#### DATA LINES:

----------------------------------------

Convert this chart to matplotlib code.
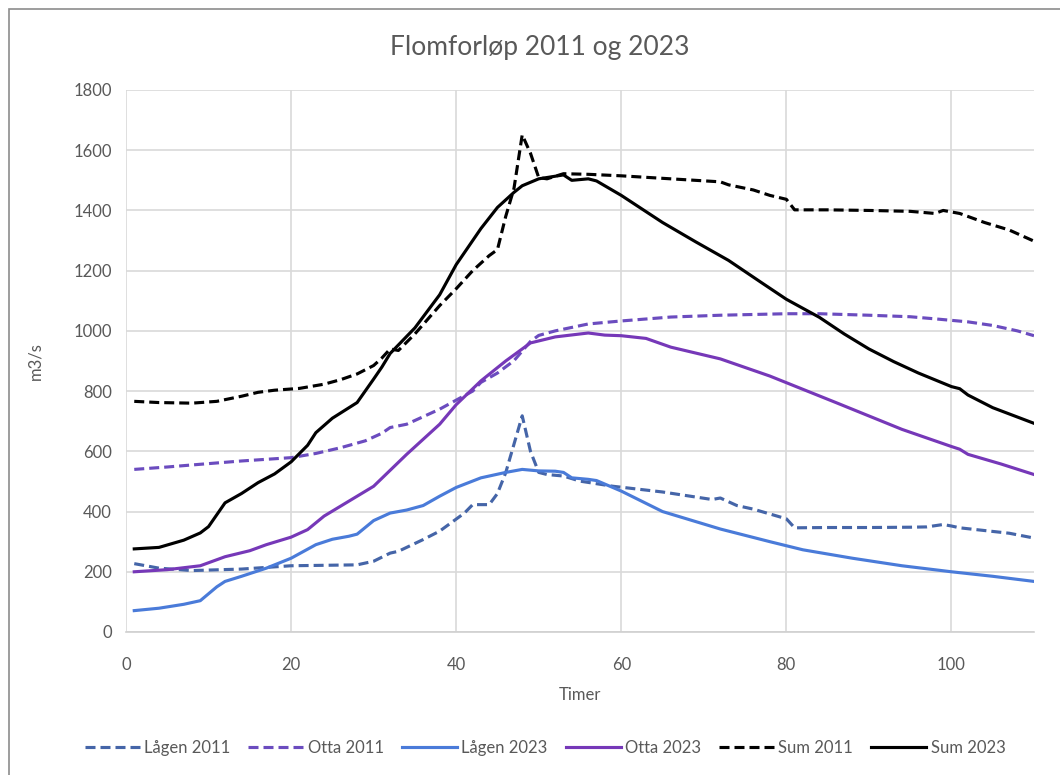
import matplotlib
matplotlib.use("Agg")
import matplotlib.pyplot as plt
from matplotlib.patches import Rectangle

plt.rcParams['font.family'] = ['Lato', 'DejaVu Sans']

title = "Flomforløp 2011 og 2023"
xlabel = "Timer"
ylabel = "m3/s"

lagen2011_x = [1, 4, 8, 14, 20, 28, 30, 32, 33, 36, 38, 40, 41, 42, 44, 45, 46, 48, 49, 50, 51, 53, 55, 59, 65, 71, 72, 74, 76, 79, 80, 81, 85, 90, 95, 97, 99, 100, 101, 103, 107, 110]
lagen2011_y = [227, 212, 204, 209, 220, 223, 235, 262, 268, 307, 335, 375, 395, 423, 423, 460, 529, 718, 600, 530, 523, 518, 501, 484, 465, 440, 445, 420, 408, 384, 376, 346, 347, 347, 348, 349, 357, 352, 346, 340, 328, 312]

otta2011_x = [1, 5, 9, 14, 20, 23, 26, 29, 31, 32, 34, 36, 38, 40, 42, 43, 45, 47, 49, 50, 52, 56, 60, 66, 72, 80, 84, 90, 95, 98, 102, 105, 108, 110]
otta2011_y = [540, 548, 557, 568, 579, 593, 612, 635, 660, 679, 690, 715, 740, 770, 800, 829, 860, 901, 965, 985, 1000, 1023, 1033, 1046, 1052, 1057, 1057, 1052, 1047, 1040, 1030, 1018, 1000, 984]

lagen2023_x = [1, 4, 7, 9, 11, 12, 14, 17, 20, 23, 25, 27, 28, 30, 32, 34, 36, 38, 40, 43, 46, 48, 50, 52, 53, 54, 56, 57, 60, 65, 72, 78, 82, 88, 94, 100, 105, 110]
lagen2023_y = [71, 79, 92, 104, 150, 168, 185, 212, 245, 290, 308, 318, 325, 370, 395, 405, 420, 451, 480, 512, 530, 540, 535, 534, 530, 512, 507, 503, 468, 400, 342, 300, 273, 245, 220, 200, 185, 168]

otta2023_x = [1, 5, 9, 12, 15, 17, 20, 22, 24, 28, 30, 34, 38, 40, 43, 46, 49, 52, 56, 58, 60, 63, 66, 72, 78, 86, 94, 100, 101, 102, 106, 110]
otta2023_y = [200, 207, 220, 250, 270, 290, 315, 340, 385, 451, 484, 590, 690, 755, 834, 900, 960, 980, 993, 986, 984, 975, 946, 907, 850, 762, 673, 616, 607, 590, 558, 523]

sum2011_x = [1, 4, 8, 11, 14, 16, 18, 21, 24, 26, 28, 30, 31, 32, 33, 35, 38, 40, 42, 44, 45, 46, 47, 48, 49, 50, 51, 53, 56, 60, 66, 72, 73, 76, 78, 80, 81, 85, 90, 95, 98, 99, 101, 104, 107, 110]
sum2011_y = [766, 762, 760, 766, 783, 796, 803, 809, 823, 838, 857, 885, 910, 940, 935, 990, 1084, 1140, 1200, 1250, 1270, 1380, 1473, 1651, 1590, 1509, 1505, 1522, 1520, 1515, 1505, 1495, 1485, 1468, 1450, 1437, 1402, 1402, 1400, 1397, 1390, 1400, 1390, 1360, 1335, 1298]

sum2023_x = [1, 4, 7, 9, 10, 12, 14, 16, 18, 20, 22, 23, 25, 28, 30, 31, 32, 35, 38, 40, 43, 45, 47, 48, 50, 53, 54, 56, 57, 60, 65, 69, 73, 77, 80, 84, 87, 90, 93, 96, 100, 101, 102, 105, 110]
sum2023_y = [276, 281, 305, 329, 350, 429, 460, 496, 525, 565, 620, 662, 710, 762, 840, 880, 925, 1010, 1120, 1220, 1340, 1410, 1460, 1482, 1505, 1518, 1500, 1505, 1498, 1450, 1360, 1296, 1234, 1160, 1105, 1045, 990, 940, 898, 860, 815, 808, 787, 745, 693]

series = [
    ("Lågen 2011", lagen2011_x, lagen2011_y, "#4565a8", "dashed"),
    ("Otta 2011", otta2011_x, otta2011_y, "#6b4cbf", "dashed"),
    ("Lågen 2023", lagen2023_x, lagen2023_y, "#4a7bd9", "solid"),
    ("Otta 2023", otta2023_x, otta2023_y, "#7638b8", "solid"),
    ("Sum 2011", sum2011_x, sum2011_y, "#000000", "dashed"),
    ("Sum 2023", sum2023_x, sum2023_y, "#000000", "solid"),
]

fig = plt.figure(figsize=(10.6, 7.75), dpi=100)
ax = fig.add_axes([126 / 1060, 1 - 632 / 775, (1034 - 126) / 1060, (632 - 90) / 775])

for name, xs, ys, col, style in series:
    if style == "dashed":
        ax.plot(xs, ys, color=col, lw=2.25, linestyle=(0, (3.2, 1.6)), label=name,
                solid_joinstyle='round', dash_capstyle='butt')
    else:
        ax.plot(xs, ys, color=col, lw=2.25, label=name, solid_joinstyle='round')

ax.set_xlim(0, 110)
ax.set_ylim(0, 1800)
ax.set_xticks([0, 20, 40, 60, 80, 100])
ax.set_yticks(range(0, 1801, 200))
ax.grid(True, color="#d9d9d9", lw=1.2)
ax.set_axisbelow(True)
for side in ["top", "right", "left"]:
    ax.spines[side].set_visible(False)
ax.spines["bottom"].set_color("#d0d0d0")
ax.spines["bottom"].set_linewidth(1.2)
ax.tick_params(length=0, labelsize=12, colors="#595959")
ax.tick_params(axis="x", pad=18)
ax.tick_params(axis="y", pad=10)
ax.set_xlabel(xlabel, fontsize=12, color="#595959", labelpad=10)
ax.set_ylabel(ylabel, fontsize=12, color="#595959", labelpad=22)

fig.text(540 / 1060, 1 - 47 / 775, title, ha="center", va="center", fontsize=19, color="#595959")

leg = fig.legend(loc="center", bbox_to_anchor=(545 / 1060, 1 - 748 / 775), ncol=6, frameon=False,
                 fontsize=12, handlelength=3.3, handletextpad=0.25, columnspacing=1.1,
                 labelcolor="#595959")

fig.patches.append(Rectangle((9 / 1060, -0.1), 1.2, 1 - 9 / 775 + 0.1, transform=fig.transFigure,
                             fill=False, edgecolor="#8c8c8c", lw=1.2))

fig.savefig("out.png", dpi=100)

----------------------------------------

#### INSTRUCTIONS TO FOLLOW:
Pick out all lines from the data above in which the word "matplotlib" appears.

#### EXPECTED ANSWER:
Convert this chart to matplotlib code.
import matplotlib
matplotlib.use("Agg")
import matplotlib.pyplot as plt
from matplotlib.patches import Rectangle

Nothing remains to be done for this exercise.